If that is how the Cowboys feel, then they believe they will get a good player at No. 17.
So, who are the top options for the franchise, and who might be available?
Florida cornerback C.J. Henderson, LSU defensive end K’Lavon Chaisson, Clemson cornerback A.J. Terrell, Oklahoma linebacker Kenneth Murray and Alabama safety Xavier McKinney are names to watch.
The Cowboys met with all of them virtually before the draft, but Henderson might be gone by the time the Cowboys pick. Chaisson fills the pass-rusher need, even if Aldon Smith and Randy Gregory are reinstated and can suit up for the Cowboys in the fall. Terrell was one of the best players on Clemson’s defense the past two seasons and is versatile enough to play inside.
Linebacker and safety might not be positions of absolute need for the Cowboys, but Murray can make plays all over the field, and he attacks the line of scrimmage. McKinney is an instinctive player who can go get the ball; the Cowboys need a lot of that.
It’s not like a draft-day trade can be accomplished and executed with a snap of the fingers. There has to be a player that would make another team want to move up, and in this year’s draft, that could be a quarterback, offensive tackle or receiver. Of those three positions, the Cowboys need a slot receiver, but in a draft deep with wideouts, they could seek to gain more picks in a trade and grab a receiver later on.
The last time the Cowboys traded down in the first round, they made out quite well.

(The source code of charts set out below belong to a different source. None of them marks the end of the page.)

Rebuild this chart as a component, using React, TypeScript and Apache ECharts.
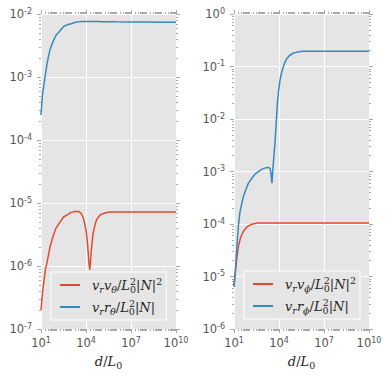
import React, { useEffect, useRef } from 'react';
import * as echarts from 'echarts';

// ---------- data ----------
const leftX = [10, 12.6, 15.8, 20, 25.1, 31.6, 39.8, 63.1, 100, 158, 316, 631, 1000, 2000, 3160, 3980, 5010, 6610, 8320, 10000, 12000, 14100, 15800, 17800, 20000, 22900, 29500, 39800, 50100, 70800, 1e5, 2e5, 3.98e5, 1e6, 1e7, 1e8, 1e9, 1e10];
const leftVV = [2.0e-7, 3.8e-7, 5.8e-7, 8.9e-7, 1.13e-6, 1.5e-6, 2.0e-6, 2.95e-6, 4.0e-6, 4.7e-6, 6.0e-6, 6.6e-6, 7.1e-6, 7.35e-6, 7.35e-6, 7.1e-6, 6.7e-6, 5.8e-6, 4.6e-6, 3.7e-6, 2.6e-6, 1.6e-6, 1.1e-6, 8.7e-7, 1.2e-6, 1.8e-6, 3.3e-6, 4.5e-6, 5.4e-6, 6.1e-6, 6.6e-6, 7.0e-6, 7.2e-6, 7.2e-6, 7.2e-6, 7.2e-6, 7.2e-6, 7.2e-6];
const leftVR = [2.5e-4, 5.3e-4, 7.6e-4, 1.12e-3, 1.62e-3, 2.13e-3, 2.7e-3, 3.65e-3, 4.6e-3, 5.2e-3, 6.3e-3, 6.8e-3, 7.0e-3, 7.4e-3, 7.5e-3, 7.55e-3, 7.6e-3, 7.6e-3, 7.6e-3, 7.6e-3, 7.6e-3, 7.6e-3, 7.6e-3, 7.6e-3, 7.6e-3, 7.6e-3, 7.6e-3, 7.6e-3, 7.6e-3, 7.58e-3, 7.56e-3, 7.55e-3, 7.53e-3, 7.5e-3, 7.47e-3, 7.45e-3, 7.42e-3, 7.4e-3];

const rightX = [10, 12.6, 15.1, 19.5, 25.1, 32.4, 41.7, 63.1, 91.2, 158, 251, 398, 692, 1120, 1950, 2510, 2950, 3390, 3800, 4470, 5370, 6460, 7760, 9550, 11700, 15100, 19500, 25100, 32400, 50100, 91200, 2e5, 4.17e5, 1e6, 1e7, 1e8, 1e9, 1e10];
const rightVV = [6.4e-6, 1.3e-5, 2.1e-5, 3.7e-5, 5.0e-5, 6.2e-5, 7.2e-5, 8.4e-5, 9.2e-5, 9.9e-5, 1.02e-4, 1.04e-4, 1.05e-4, 1.05e-4, 1.05e-4, 1.05e-4, 1.05e-4, 1.05e-4, 1.05e-4, 1.05e-4, 1.05e-4, 1.05e-4, 1.05e-4, 1.05e-4, 1.05e-4, 1.05e-4, 1.05e-4, 1.05e-4, 1.05e-4, 1.05e-4, 1.05e-4, 1.05e-4, 1.05e-4, 1.05e-4, 1.05e-4, 1.05e-4, 1.05e-4, 1.05e-4];
const rightVR = [6.4e-6, 1.4e-5, 3.2e-5, 8.9e-5, 1.7e-4, 2.4e-4, 3.3e-4, 4.6e-4, 6.0e-4, 7.5e-4, 8.9e-4, 9.8e-4, 1.1e-3, 1.16e-3, 1.2e-3, 1.15e-3, 9.0e-4, 6.0e-4, 1.0e-3, 1.8e-3, 3.5e-3, 8.0e-3, 2.0e-2, 3.6e-2, 5.5e-2, 7.8e-2, 0.1, 0.12, 0.14, 0.162, 0.18, 0.19, 0.195, 0.196, 0.196, 0.196, 0.196, 0.196];

const seriesNames = ['vr vθ L0² N²', 'vr rθ L0² N', 'vr vφ L0² N²', 'vr rφ L0² N'];
const legendRich: Record<string, string> = {
  'vr vθ L0² N²': '{g| }{i|v}{si|r}{i|v}{si|θ}{u|/}{i|L}{sz|0}{p|2}{u||}{i|N}{u||}{p|2}',
  'vr rθ L0² N': '{g| }{i|v}{si|r}{i|r}{si|θ}{u|/}{i|L}{sz|0}{p|2}{u||}{i|N}{u||}',
  'vr vφ L0² N²': '{g| }{i|v}{si|r}{i|v}{si|ϕ}{u|/}{i|L}{sz|0}{p|2}{u||}{i|N}{u||}{p|2}',
  'vr rφ L0² N': '{g| }{i|v}{si|r}{i|r}{si|ϕ}{u|/}{i|L}{sz|0}{p|2}{u||}{i|N}{u||}',
};

const RED = '#E24A33';
const BLUE = '#348ABD';
const TICK = '#a8a8a8';
const LABEL = '#555555';
const TXT = '#262626';
const SERIF = 'DejaVu Serif';

const mathRich: any = {
  g: { fontSize: 10, width: 7, lineHeight: 18 },
  i: { fontFamily: SERIF, fontStyle: 'italic', fontSize: 13, color: TXT, lineHeight: 18 },
  u: { fontFamily: SERIF, fontSize: 13, color: TXT, lineHeight: 18 },
  si: { fontFamily: SERIF, fontStyle: 'italic', fontSize: 9.5, color: TXT, lineHeight: 12, verticalAlign: 'bottom' },
  sz: { fontFamily: SERIF, fontSize: 9.5, color: TXT, lineHeight: 12, verticalAlign: 'bottom', width: 0.1 },
  s0: { fontFamily: SERIF, fontSize: 9.5, color: TXT, lineHeight: 12, verticalAlign: 'bottom' },
  p: { fontFamily: SERIF, fontSize: 9.5, color: TXT, lineHeight: 12, verticalAlign: 'top' },
};

const tickRich: any = {
  b: { fontFamily: 'DejaVu Sans', fontSize: 11.5, color: LABEL, lineHeight: 14 },
  e: { fontFamily: 'DejaVu Sans', fontSize: 8, color: LABEL, lineHeight: 8, verticalAlign: 'top' },
};
const powLabel = (v: number) => `{b|10}{e|${Math.round(Math.log10(v))}}`;

const pairs = (xs: number[], ys: number[]) => xs.map((x, i) => [x, ys[i]]);

const grids = [
  { left: 41, top: 14, width: 135, height: 315, ymin: 1e-7, ymax: 1e-2 },
  { left: 234, top: 14, width: 135, height: 315, ymin: 1e-6, ymax: 1 },
];

function buildOption() {
  const xAxis: any[] = [];
  const yAxis: any[] = [];
  grids.forEach((g, gi) => {
    xAxis.push({
      type: 'log', logBase: 10, gridIndex: gi, min: 10, max: 1e10, interval: 3, position: 'bottom',
      axisLine: { show: false },
      axisTick: { show: true, length: 4, lineStyle: { color: TICK, width: 1 } },
      axisLabel: { show: true, formatter: powLabel, rich: tickRich, margin: 7, showMinLabel: true, showMaxLabel: true, hideOverlap: false },
      splitLine: { show: true, lineStyle: { color: '#ffffff', width: 1 } },
      name: '{i|d}{u|/}{i|L}{s0|0}', nameLocation: 'middle', nameGap: 23,
      nameTextStyle: { rich: mathRich },
    });
    xAxis.push({
      type: 'log', logBase: 10, gridIndex: gi, min: 10, max: 1e10, interval: 3, position: 'top',
      axisLine: { show: false },
      axisTick: { show: true, length: 4, lineStyle: { color: TICK, width: 1 } },
      axisLabel: { show: false }, splitLine: { show: false },
    });
    xAxis.push({
      type: 'log', logBase: 10, gridIndex: gi, min: 10, max: 1e10, position: 'bottom',
      axisLine: { show: false },
      axisTick: { show: true, length: 2, lineStyle: { color: TICK, width: 1 } },
      minorTick: { show: true, splitNumber: 9, length: 2, lineStyle: { color: TICK, width: 1 } },
      axisLabel: { show: false }, splitLine: { show: false },
    });
    xAxis.push({
      type: 'log', logBase: 10, gridIndex: gi, min: 10, max: 1e10, position: 'top',
      axisLine: { show: false },
      axisTick: { show: true, length: 2, lineStyle: { color: TICK, width: 1 } },
      minorTick: { show: true, splitNumber: 9, length: 2, lineStyle: { color: TICK, width: 1 } },
      axisLabel: { show: false }, splitLine: { show: false },
    });
    yAxis.push({
      type: 'log', logBase: 10, gridIndex: gi, min: g.ymin, max: g.ymax, position: 'left',
      axisLine: { show: false },
      axisTick: { show: true, length: 4, lineStyle: { color: TICK, width: 1 } },
      minorTick: { show: true, splitNumber: 9, length: 2, lineStyle: { color: TICK, width: 1 } },
      axisLabel: { show: true, formatter: powLabel, rich: tickRich, margin: 9, showMinLabel: true, showMaxLabel: true, hideOverlap: false },
      splitLine: { show: true, lineStyle: { color: '#ffffff', width: 1 } },
    });
    yAxis.push({
      type: 'log', logBase: 10, gridIndex: gi, min: g.ymin, max: g.ymax, position: 'right',
      axisLine: { show: false },
      axisTick: { show: true, length: 4, lineStyle: { color: TICK, width: 1 } },
      minorTick: { show: true, splitNumber: 9, length: 2, lineStyle: { color: TICK, width: 1 } },
      axisLabel: { show: false }, splitLine: { show: false },
    });
  });

  const mk = (name: string, xs: number[], ys: number[], color: string, gi: number) => ({
    name, type: 'line', xAxisIndex: gi * 4, yAxisIndex: gi * 2,
    data: pairs(xs, ys), showSymbol: false, symbol: 'none', smooth: false,
    lineStyle: { color, width: 1.5 }, itemStyle: { color }, z: 3,
  });

  const legendBase = {
    orient: 'vertical', icon: 'rect', itemWidth: 20, itemHeight: 2, itemGap: 4,
    backgroundColor: '#E5E5E5', borderColor: '#ffffff', borderWidth: 1, borderRadius: 0,
    padding: [4, 4, 4, 9],
    formatter: (n: string) => legendRich[n],
    textStyle: { rich: mathRich },
    selectedMode: false,
  };

  return {
    animation: false,
    backgroundColor: '#ffffff',
    textStyle: { fontFamily: 'DejaVu Sans' },
    grid: grids.map((g) => ({
      left: g.left, top: g.top, width: g.width, height: g.height,
      show: true, backgroundColor: '#E5E5E5', borderWidth: 0, containLabel: false, outerBoundsMode: 'none',
    })),
    xAxis, yAxis,
    legend: [
      { ...legendBase, left: 51, top: 272, data: [seriesNames[0], seriesNames[1]] },
      { ...legendBase, left: 244, top: 271, data: [seriesNames[2], seriesNames[3]] },
    ],
    series: [
      mk(seriesNames[0], leftX, leftVV, RED, 0),
      mk(seriesNames[1], leftX, leftVR, BLUE, 0),
      mk(seriesNames[2], rightX, rightVV, RED, 1),
      mk(seriesNames[3], rightX, rightVR, BLUE, 1),
    ],
  };
}

export default function App() {
  const ref = useRef<HTMLDivElement>(null);
  useEffect(() => {
    if (!ref.current) return;
    const chart = echarts.init(ref.current, undefined, { renderer: 'svg' });
    chart.setOption(buildOption() as any);
    return () => chart.dispose();
  }, []);
  return <div ref={ref} style={{ position: 'fixed', left: 0, top: 0, width: 390, height: 377 }} />;
}
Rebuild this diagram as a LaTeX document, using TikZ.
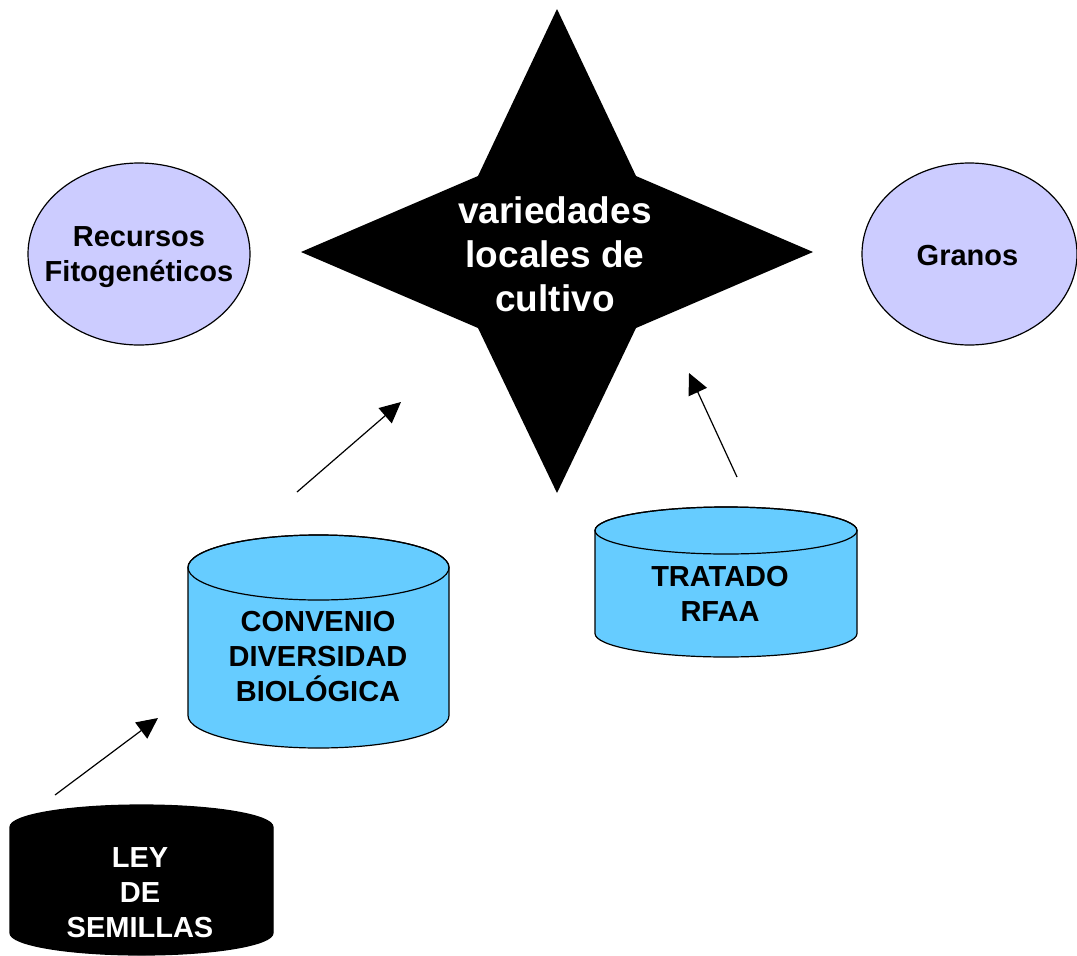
\documentclass[tikz,border=0pt]{standalone}
\usepackage{fontspec}
\setmainfont{Liberation Sans}
\usetikzlibrary{arrows.meta}
\definecolor{lav}{HTML}{CCCCFF}
\definecolor{cyl}{HTML}{66CCFF}
\begin{document}
\begin{tikzpicture}[x=1pt,y=-1pt,
  outl/.style={draw=black,line width=1.2pt},
  lbl/.style={align=center,font=\fontsize{29}{35}\selectfont\bfseries,inner sep=0pt},
  bigl/.style={align=center,font=\fontsize{37}{44}\selectfont\bfseries,inner sep=0pt,text=white},
  arr/.style={line width=1.2pt,-{Triangle[length=21pt,width=20pt]}}]
\fill[white] (0,0) rectangle (1077,956);
\useasboundingbox (0,0) rectangle (1077,956);
% ellipses
\draw[outl,fill=lav] (139,254) ellipse (111 and 91);
\node[lbl] (rec) at (139,257) {Recursos\\Fitogenéticos};
\draw[outl,fill=lav] (969.5,254) ellipse (107.5 and 91);
\node[lbl] (gra) at (967.5,256) {Granos};
% star
\fill[black] (557,9) -- (636,176) -- (813,252) -- (636,328) -- (557,493) -- (478,328) -- (301,252) -- (478,176) -- cycle;
\node[bigl] (var) at (555,254) {variedades\\locales de\\cultivo};
% CONVENIO cylinder
\draw[outl,fill=cyl] (188,567.5) -- (188,715.5) arc (180:0:130.5 and 32.5) -- (449,567.5) arc (0:-180:130.5 and 32.5) -- cycle;
\draw[outl] (318.5,567.5) ellipse (130.5 and 32.5);
\node[lbl] (cdb) at (318,657) {CONVENIO\\DIVERSIDAD\\BIOLÓGICA};
% TRATADO cylinder
\draw[outl,fill=cyl] (595,530.5) -- (595,633.5) arc (180:0:131 and 23.5) -- (857,530.5) arc (0:-180:131 and 23.5) -- cycle;
\draw[outl] (726,530.5) ellipse (131 and 23.5);
\node[lbl] (tra) at (720,593.5) {TRATADO\\RFAA};
% LEY cylinder
\draw[outl,fill=black] (10,827) -- (10,933) arc (180:0:131.5 and 22) -- (273,827) arc (0:-180:131.5 and 22) -- cycle;
\node[lbl,text=white] (ley) at (140,893) {LEY\\DE\\SEMILLAS};
% arrows
\coordinate (a1s) at (297,492);
\coordinate (a1e) at (401,402);
\coordinate (a2s) at (737,477);
\coordinate (a2e) at (689,373);
\coordinate (a3s) at (55,795);
\coordinate (a3e) at (158,718);
\draw[arr] (a1s) -- (a1e);
\draw[arr] (a2s) -- (a2e);
\draw[arr] (a3s) -- (a3e);
\end{tikzpicture}
\end{document}
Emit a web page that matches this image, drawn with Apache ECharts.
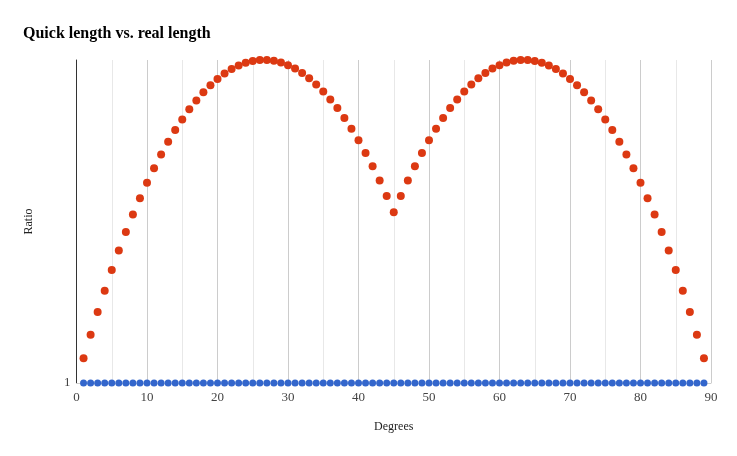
<!DOCTYPE html>
<html>
<head>
<meta charset="utf-8">
<script src="https://cdn.jsdelivr.net/npm/echarts@6/dist/echarts.min.js"></script>
<style>html,body{margin:0;padding:0;background:#fff;}#c{width:737px;height:456px;}</style>
</head>
<body>
<div id="c"></div>
<script>
const degrees = [1,2,3,4,5,6,7,8,9,10,11,12,13,14,15,16,17,18,19,20,21,22,23,24,25,26,27,28,29,30,31,32,33,34,35,36,37,38,39,40,41,42,43,44,45,46,47,48,49,50,51,52,53,54,55,56,57,58,59,60,61,62,63,64,65,66,67,68,69,70,71,72,73,74,75,76,77,78,79,80,81,82,83,84,85,86,87,88,89];
const quickRatio = [1.0086,1.0168,1.0248,1.0324,1.0398,1.0468,1.0535,1.0599,1.0659,1.0716,1.0770,1.0821,1.0869,1.0913,1.0953,1.0991,1.1025,1.1056,1.1083,1.1107,1.1128,1.1145,1.1159,1.1169,1.1176,1.1180,1.1180,1.1177,1.1170,1.1160,1.1147,1.1130,1.1110,1.1086,1.1059,1.1029,1.0996,1.0958,1.0918,1.0874,1.0827,1.0777,1.0724,1.0667,1.0607,
1.0667,1.0724,1.0777,1.0827,1.0874,1.0918,1.0958,1.0996,1.1029,1.1059,1.1086,1.1110,1.1130,1.1147,1.1160,1.1170,1.1177,1.1180,1.1180,1.1176,1.1169,1.1159,1.1145,1.1128,1.1107,1.1083,1.1056,1.1025,1.0991,1.0953,1.0913,1.0869,1.0821,1.0770,1.0716,1.0659,1.0599,1.0535,1.0468,1.0398,1.0324,1.0248,1.0168,1.0086];
const realRatio = [1,1,1,1,1,1,1,1,1,1,1,1,1,1,1,1,1,1,1,1,1,1,1,1,1,1,1,1,1,1,1,1,1,1,1,1,1,1,1,1,1,1,1,1,1,1,1,1,1,1,1,1,1,1,1,1,1,1,1,1,1,1,1,1,1,1,1,1,1,1,1,1,1,1,1,1,1,1,1,1,1,1,1,1,1,1,1,1,1];
const xTicks = [0,10,20,30,40,50,60,70,80,90];

const chart = echarts.init(document.getElementById('c'), null, {renderer:'canvas'});
const serif = '"Liberation Serif", "DejaVu Serif", serif';
chart.setOption({
  animation: false,
  backgroundColor: '#fff',
  title: {
    text: 'Quick length vs. real length',
    left: 18, top: 21,
    textStyle: {fontFamily: serif, fontSize: 16, fontWeight: 'bold', color: '#000'}
  },
  grid: {left: 76.5, right: 26, top: 60, bottom: 73, containLabel: false},
  xAxis: {
    type: 'value', min: 0, max: 90, interval: 10,
    name: 'Degrees', nameLocation: 'middle', nameGap: 38,
    nameTextStyle: {fontFamily: serif, fontSize: 12, color: '#222'},
    axisLine: {show: true, lineStyle: {color: '#ccc'}},
    axisTick: {show: false},
    axisLabel: {fontFamily: serif, fontSize: 13, color: '#444', margin: 8,
      formatter: v => xTicks.indexOf(v) >= 0 ? String(v) : ''},
    splitLine: {show: true, lineStyle: {color: '#ccc', width: 1}},
    minorTick: {show: false, splitNumber: 2},
    minorSplitLine: {show: true, lineStyle: {color: '#e8e8e8', width: 1}}
  },
  yAxis: {
    type: 'log', logBase: 10, min: 1, max: 1.118,
    name: 'Ratio', nameLocation: 'middle', nameGap: 42,
    nameTextStyle: {fontFamily: serif, fontSize: 12, color: '#222'},
    axisLine: {show: true, lineStyle: {color: '#333', width: 1}},
    axisTick: {show: false},
    splitLine: {show: false},
    axisLabel: {fontFamily: serif, fontSize: 13, color: '#444', margin: 6,
      showMinLabel: true, showMaxLabel: false,
      formatter: v => Math.abs(v - 1) < 1e-9 ? '1' : ''}
  },
  series: [
    {
      name: 'Quick', type: 'scatter', symbolSize: 8, clip: true,
      itemStyle: {color: '#dc3912', opacity: 1},
      data: degrees.map((d, i) => [d, quickRatio[i]]),
      z: 3
    },
    {
      name: 'Real', type: 'scatter', symbolSize: 7, clip: true,
      itemStyle: {color: '#3366cc', opacity: 1},
      data: degrees.map((d, i) => [d, realRatio[i]]),
      z: 2
    }
  ]
});
</script>
</body>
</html>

They moved from No. 18 to No. 31 in 2013 and selected center Travis Frederick, while gaining a third-round pick that turned into wide receiver Terrance Williams. At the time, the Cowboys were ridiculed by many, but Frederick became one of the best centers in the NFL and Williams was a mostly productive player.
“That circumstance is possible if you can in any way look at the makeup of the draft and predict that, which you really can’t,” Jerry Jones said. “But there’s enough here to work with.”
The danger is moving too far back and missing out on players the Cowboys like. Frederick was the last offensive lineman on the Cowboys’ board whom they thought could be a walk-in starter.
When discussing the possibility of trading for a star player, such as safety Jamal Adams of the New York Jets, Jones called it “highly unlikely.” A move up for the Cowboys in this year’s draft would seem unlikely as well.
The Cowboys need as many picks as possible to balance out the team’s top-heavy salary cap that will be made even more top-heavier whenever quarterback Dak Prescott signs his deal. The Cowboys need to have middle-round picks pan out to build depth now and become starters in future seasons.
Trading up a few spots might not be as costly, but the last time the Cowboys made a major move up in the first round was in 2012 when they gave up the 14th and 45th picks to get to No. 6 overall to take cornerback Morris Claiborne. Injuries and inconsistencies led to Claiborne not being the player the Cowboys hoped and he was gone after five seasons.